▼

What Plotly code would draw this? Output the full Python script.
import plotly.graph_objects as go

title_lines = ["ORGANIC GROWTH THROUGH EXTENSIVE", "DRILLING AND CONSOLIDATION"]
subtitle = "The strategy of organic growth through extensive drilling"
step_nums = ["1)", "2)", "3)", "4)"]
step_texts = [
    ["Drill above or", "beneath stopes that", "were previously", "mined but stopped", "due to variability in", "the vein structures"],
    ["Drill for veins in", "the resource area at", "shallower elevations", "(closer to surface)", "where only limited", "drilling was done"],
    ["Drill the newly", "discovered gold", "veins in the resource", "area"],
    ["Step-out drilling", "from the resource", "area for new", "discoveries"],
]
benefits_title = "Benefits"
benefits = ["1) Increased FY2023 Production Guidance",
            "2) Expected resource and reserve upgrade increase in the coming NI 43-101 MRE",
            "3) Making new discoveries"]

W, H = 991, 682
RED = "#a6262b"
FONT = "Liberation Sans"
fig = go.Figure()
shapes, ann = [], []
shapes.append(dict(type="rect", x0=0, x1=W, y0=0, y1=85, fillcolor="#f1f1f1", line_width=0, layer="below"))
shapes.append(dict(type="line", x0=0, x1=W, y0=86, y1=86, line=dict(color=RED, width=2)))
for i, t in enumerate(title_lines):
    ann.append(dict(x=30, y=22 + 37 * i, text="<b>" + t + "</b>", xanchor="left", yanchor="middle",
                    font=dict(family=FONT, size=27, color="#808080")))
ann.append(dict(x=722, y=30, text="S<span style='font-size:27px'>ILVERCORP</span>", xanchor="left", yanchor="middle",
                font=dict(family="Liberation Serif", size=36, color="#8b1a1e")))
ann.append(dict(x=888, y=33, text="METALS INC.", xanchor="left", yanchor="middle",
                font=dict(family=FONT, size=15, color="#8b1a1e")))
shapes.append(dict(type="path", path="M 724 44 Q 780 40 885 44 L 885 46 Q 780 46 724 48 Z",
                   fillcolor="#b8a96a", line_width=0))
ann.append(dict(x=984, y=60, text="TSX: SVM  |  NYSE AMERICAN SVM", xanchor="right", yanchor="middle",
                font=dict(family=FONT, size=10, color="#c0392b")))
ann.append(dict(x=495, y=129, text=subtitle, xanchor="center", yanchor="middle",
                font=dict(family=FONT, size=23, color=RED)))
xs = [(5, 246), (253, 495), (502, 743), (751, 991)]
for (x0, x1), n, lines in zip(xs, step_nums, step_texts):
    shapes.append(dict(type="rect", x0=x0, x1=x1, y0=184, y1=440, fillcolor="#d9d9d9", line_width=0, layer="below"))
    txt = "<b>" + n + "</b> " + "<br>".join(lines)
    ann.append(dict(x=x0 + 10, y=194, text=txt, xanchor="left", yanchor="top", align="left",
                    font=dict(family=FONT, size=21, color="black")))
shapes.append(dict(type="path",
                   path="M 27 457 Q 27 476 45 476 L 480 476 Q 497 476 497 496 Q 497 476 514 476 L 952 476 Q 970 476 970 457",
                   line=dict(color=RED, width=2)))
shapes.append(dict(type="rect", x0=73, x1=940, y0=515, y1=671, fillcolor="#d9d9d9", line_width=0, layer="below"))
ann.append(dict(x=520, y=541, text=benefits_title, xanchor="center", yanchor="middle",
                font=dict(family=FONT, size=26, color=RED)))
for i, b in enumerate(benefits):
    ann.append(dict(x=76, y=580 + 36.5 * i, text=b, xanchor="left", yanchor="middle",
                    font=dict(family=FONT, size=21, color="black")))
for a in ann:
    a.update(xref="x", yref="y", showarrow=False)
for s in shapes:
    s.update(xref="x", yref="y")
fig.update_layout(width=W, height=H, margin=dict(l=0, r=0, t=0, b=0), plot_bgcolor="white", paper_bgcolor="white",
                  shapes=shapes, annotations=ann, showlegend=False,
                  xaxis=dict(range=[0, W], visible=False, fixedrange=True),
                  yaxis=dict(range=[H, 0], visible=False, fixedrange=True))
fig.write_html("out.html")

▲
▼

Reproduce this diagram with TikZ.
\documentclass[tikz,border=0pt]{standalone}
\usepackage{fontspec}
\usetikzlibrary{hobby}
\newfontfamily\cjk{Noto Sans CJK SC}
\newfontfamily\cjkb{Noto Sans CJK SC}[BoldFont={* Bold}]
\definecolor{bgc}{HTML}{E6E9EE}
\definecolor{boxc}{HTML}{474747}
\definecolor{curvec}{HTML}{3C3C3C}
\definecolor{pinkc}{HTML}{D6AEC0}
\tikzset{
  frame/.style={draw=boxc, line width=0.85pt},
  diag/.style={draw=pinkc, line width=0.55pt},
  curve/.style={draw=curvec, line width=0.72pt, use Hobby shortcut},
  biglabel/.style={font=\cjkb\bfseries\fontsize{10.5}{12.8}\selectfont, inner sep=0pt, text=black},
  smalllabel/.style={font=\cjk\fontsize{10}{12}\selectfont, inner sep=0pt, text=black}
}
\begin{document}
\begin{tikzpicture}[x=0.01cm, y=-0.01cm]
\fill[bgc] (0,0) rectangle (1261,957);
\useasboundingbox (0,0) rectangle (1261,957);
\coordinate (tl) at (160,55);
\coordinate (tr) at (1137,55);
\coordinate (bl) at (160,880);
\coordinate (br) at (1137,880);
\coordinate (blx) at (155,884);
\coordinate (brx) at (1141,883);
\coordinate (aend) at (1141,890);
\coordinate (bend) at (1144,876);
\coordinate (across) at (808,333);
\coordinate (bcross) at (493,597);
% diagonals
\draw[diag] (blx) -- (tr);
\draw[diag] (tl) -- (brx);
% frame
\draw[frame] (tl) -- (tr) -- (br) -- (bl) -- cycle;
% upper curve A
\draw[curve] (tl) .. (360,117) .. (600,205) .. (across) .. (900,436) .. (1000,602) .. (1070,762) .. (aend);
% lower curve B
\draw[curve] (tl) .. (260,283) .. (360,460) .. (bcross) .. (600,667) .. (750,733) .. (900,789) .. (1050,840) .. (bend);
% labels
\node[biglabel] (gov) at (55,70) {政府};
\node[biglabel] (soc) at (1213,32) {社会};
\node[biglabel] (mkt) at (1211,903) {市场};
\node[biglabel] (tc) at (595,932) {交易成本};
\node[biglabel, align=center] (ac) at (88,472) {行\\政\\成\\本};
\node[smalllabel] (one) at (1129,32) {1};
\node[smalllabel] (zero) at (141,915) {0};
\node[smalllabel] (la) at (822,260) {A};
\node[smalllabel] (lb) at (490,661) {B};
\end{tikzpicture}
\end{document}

▲

- Given task
Pick out the lines that contain "draw" and copy them.

- The reply
What Plotly code would draw this? Output the full Python script.
  frame/.style={draw=boxc, line width=0.85pt},
  diag/.style={draw=pinkc, line width=0.55pt},
  curve/.style={draw=curvec, line width=0.72pt, use Hobby shortcut},
\draw[diag] (blx) -- (tr);
\draw[diag] (tl) -- (brx);
\draw[frame] (tl) -- (tr) -- (br) -- (bl) -- cycle;
\draw[curve] (tl) .. (360,117) .. (600,205) .. (across) .. (900,436) .. (1000,602) .. (1070,762) .. (aend);
\draw[curve] (tl) .. (260,283) .. (360,460) .. (bcross) .. (600,667) .. (750,733) .. (900,789) .. (1050,840) .. (bend);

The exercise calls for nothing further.